Transcription Factors, Sigma Factors, and Regulatory RNAs Coordinate and Integrate the Staphylococcus aureus Stress Response

Abstract

Staphylococcus aureus infections impose a serious economic burden on healthcare facilities and patients because of the emergence of strains resistant to last-line antibiotics. Understanding the physiological processes governing fitness and virulence of S. aureus in response to environmental cues is critical for developing efficient diagnostics and treatments. CodY is an important global regulator that links the physiological state of the cell to the production of virulence factors in response to the availability of GTP and the branched-chain amino acids isoleucine, leucine, and valine (ILV). Additionally, small, regulatory RNAs (sRNAs) are emerging as important modulators of gene expression in S. aureus. My thesis focuses, in part, on furthering our understanding of the CodY regulon.
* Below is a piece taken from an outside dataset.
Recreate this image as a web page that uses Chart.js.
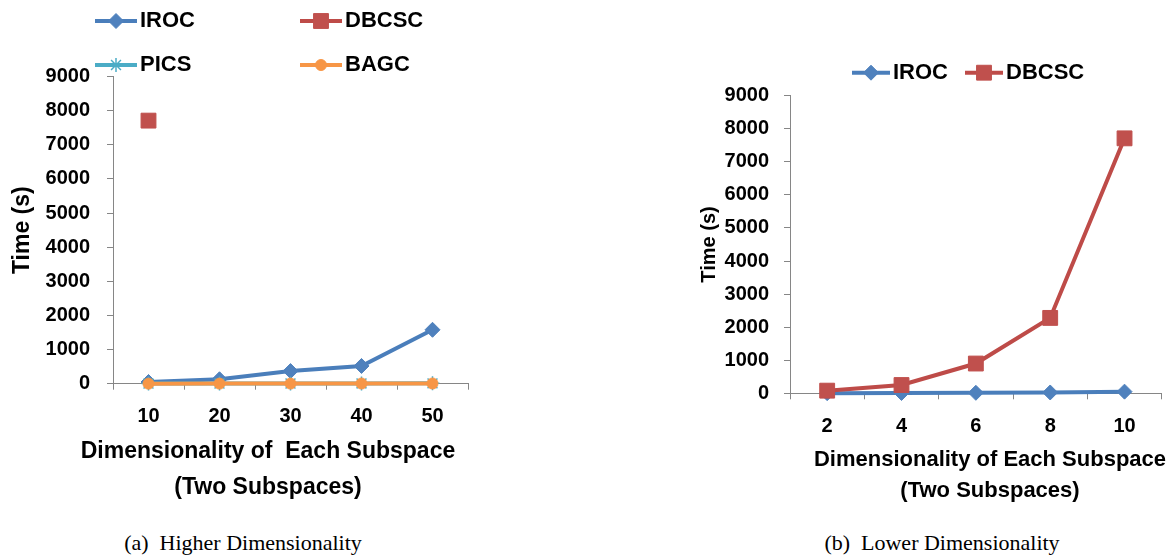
<!DOCTYPE html>
<html>
<head>
<meta charset="utf-8">
<script src="https://cdn.jsdelivr.net/npm/chart.js@4.4.1/dist/chart.umd.min.js"></script>
<style>
  body { margin: 0; background: #fff; width: 1175px; height: 557px; position: relative; overflow: hidden; }
  .wrap { position: absolute; top: 0; height: 520px; }
  #wrap-a { left: 0; width: 540px; }
  #wrap-b { left: 680px; width: 495px; }
  .caption { position: absolute; top: 530px; line-height: 26px; font-family: 'Liberation Serif', 'Times New Roman', serif; font-size: 22px; white-space: pre; transform: translateX(-50%); color: #000; }
</style>
</head>
<body>
<div class="wrap" id="wrap-a"><canvas id="chart-a"></canvas></div>
<div class="wrap" id="wrap-b"><canvas id="chart-b"></canvas></div>
<div class="caption" style="left:243px">(a)  Higher Dimensionality</div>
<div class="caption" style="left:942px">(b)  Lower Dimensionality</div>
<script>
// Données (a) : dimensionnalité élevée
const dimsHigh = ['10', '20', '30', '40', '50'];
const irocHigh = [50, 130, 370, 520, 1580];
const dbcscHigh = [7710, null, null, null, null];
const picsHigh = [3, 5, 6, 8, 10];
const bagcHigh = [2, 3, 4, 5, 6];

// Données (b) : dimensionnalité faible
const dimsLow = ['2', '4', '6', '8', '10'];
const irocLow = [5, 10, 15, 25, 50];
const dbcscLow = [80, 250, 900, 2280, 7710];

const yTicks = { min: 0, max: 9000, step: 1000 };
const xTitleLines = ['Dimensionality of  Each Subspace', '(Two Subspaces)'];
const xTitleLinesB = ['Dimensionality of Each Subspace', '(Two Subspaces)'];

const STYLE = {
  IROC: { line: '#4A7EBB', fill: '#4F81BD', point: 'rectRot', radius: 7.5 },
  DBCSC: { line: '#BE4B48', fill: '#C0504D', point: 'rect', radius: 10.5 },
  PICS: { line: '#4BACC6', fill: '#4BACC6', point: 'star', radius: 7 },
  BAGC: { line: '#F79646', fill: '#F79646', point: 'circle', radius: 5.5 }
};

const AXIS_GREY = '#868686';
const FONT = "'Liberation Sans', Arial, sans-serif";

function createDataset(label, data, order) {
  const s = STYLE[label];
  return {
    label,
    data,
    order,
    borderColor: s.line,
    backgroundColor: s.fill,
    borderWidth: 4,
    pointStyle: s.point,
    pointRadius: s.radius,
    pointBackgroundColor: s.fill,
    pointBorderColor: s.point === 'star' ? s.line : s.fill,
    pointBorderWidth: s.point === 'star' ? 1.5 : 1,
    tension: 0,
    clip: false,
    spanGaps: false
  };
}

// Légende façon Excel : trait + marqueur
const lineLegend = {
  id: 'lineLegend',
  afterDraw(chart, args, opts) {
    const ctx = chart.ctx;
    ctx.save();
    opts.items.forEach(item => {
      const ds = chart.data.datasets[item.index];
      ctx.strokeStyle = ds.borderColor;
      ctx.lineWidth = ds.borderWidth;
      ctx.beginPath();
      ctx.moveTo(item.x, item.y);
      ctx.lineTo(item.x + opts.lineLength, item.y);
      ctx.stroke();
      ctx.fillStyle = ds.pointBackgroundColor;
      ctx.strokeStyle = ds.pointBorderColor;
      ctx.lineWidth = ds.pointBorderWidth;
      Chart.helpers.drawPoint(ctx, { pointStyle: ds.pointStyle, rotation: 0, radius: ds.pointRadius, borderWidth: ds.pointBorderWidth }, item.x + opts.lineLength / 2, item.y);
      ctx.fillStyle = '#000';
      ctx.font = opts.font;
      ctx.textAlign = 'left';
      ctx.textBaseline = 'middle';
      ctx.fillText(ds.label, item.x + opts.lineLength + 3, item.y);
    });
    ctx.restore();
  }
};

// Titre de l'axe X sur deux lignes
const xCaption = {
  id: 'xCaption',
  afterDraw(chart, args, opts) {
    const ctx = chart.ctx;
    ctx.save();
    ctx.fillStyle = '#000';
    ctx.font = opts.font;
    ctx.textAlign = 'center';
    ctx.textBaseline = 'middle';
    opts.lines.forEach((text, i) => ctx.fillText(text, opts.x, opts.ys[i]));
    ctx.restore();
  }
};

function createChartConfig(p) {
  return {
    type: 'line',
    data: { labels: p.labels, datasets: p.datasets },
    plugins: [lineLegend, xCaption],
    options: {
      responsive: true,
      maintainAspectRatio: false,
      animation: false,
      layout: { padding: p.padding },
      plugins: {
        legend: { display: false },
        tooltip: { enabled: false },
        lineLegend: p.legend,
        xCaption: p.caption
      },
      scales: {
        x: {
          type: 'category',
          offset: true,
          afterFit: s => { s.height = p.xHeight; },
          border: { display: true, color: AXIS_GREY, width: 1 },
          grid: { display: true, offset: true, drawOnChartArea: false, drawTicks: true, tickLength: 6, color: AXIS_GREY },
          ticks: { color: '#000', padding: p.xPad, maxRotation: 0, font: { family: FONT, size: 20, weight: 'bold' } }
        },
        y: {
          min: yTicks.min,
          max: yTicks.max,
          afterFit: s => { s.width = p.yWidth; },
          border: { display: true, color: AXIS_GREY, width: 1 },
          grid: { display: true, drawOnChartArea: false, drawTicks: true, tickLength: 6, color: AXIS_GREY },
          ticks: { stepSize: yTicks.step, color: '#000', padding: p.yPad, callback: v => String(v), font: { family: FONT, size: 20, weight: 'bold' } },
          title: { display: true, text: 'Time (s)', color: '#000', padding: p.yTitlePad, font: { family: FONT, size: p.yTitleSize, weight: 'bold' } }
        }
      }
    }
  };
}

new Chart(document.getElementById('chart-a'), createChartConfig({
  labels: dimsHigh,
  datasets: [
    createDataset('IROC', irocHigh, 3),
    createDataset('DBCSC', dbcscHigh, 2),
    createDataset('PICS', picsHigh, 1),
    createDataset('BAGC', bagcHigh, 0)
  ],
  padding: { left: 0, right: 72, top: 76.6, bottom: 0 },
  xHeight: 136.3,
  yWidth: 113,
  xPad: 15,
  yPad: 17,
  yTitlePad: 9,
  yTitleSize: 23,
  legend: {
    lineLength: 42,
    font: `bold 22px ${FONT}`,
    items: [
      { index: 0, x: 95, y: 21 },
      { index: 1, x: 300, y: 21 },
      { index: 2, x: 95, y: 65 },
      { index: 3, x: 300, y: 65 }
    ]
  },
  caption: { font: `bold 23px ${FONT}`, lines: xTitleLines, x: 268, ys: [452, 488] }
}));

new Chart(document.getElementById('chart-b'), createChartConfig({
  labels: dimsLow,
  datasets: [
    createDataset('IROC', irocLow, 1),
    createDataset('DBCSC', dbcscLow, 0)
  ],
  padding: { left: 0, right: 13.3, top: 95.7, bottom: 0 },
  xHeight: 126.7,
  yWidth: 110,
  xPad: 15,
  yPad: 15,
  yTitlePad: 17,
  yTitleSize: 20,
  legend: {
    lineLength: 38,
    font: `bold 22px ${FONT}`,
    items: [
      { index: 0, x: 172, y: 72.7 },
      { index: 1, x: 285, y: 72.7 }
    ]
  },
  caption: { font: `bold 22px ${FONT}`, lines: xTitleLinesB, x: 310, ys: [460, 491] }
}));
</script>
</body>
</html>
In one case, I examined the impact of guanine nucleotides on S. aureus physiology and CodY activity. Blocking guanine nucleotide synthesis severely affects S. aureus fitness by altering metabolic and virulence gene expression. Second, I probed further into the CodY regulon by analyzing the extent to which CodY exerts its effect through small regulatory RNAs (sRNAs). Specifically, I characterized RsaD, a trans-acting sRNA that is important for fine-tuning carbon source utilization in S. aureus. My dissertation work outlines a complex regulatory network that includes both protein and RNA-based regulators that works to adjust S. aureus physiology in response to environmental and intracellular signals.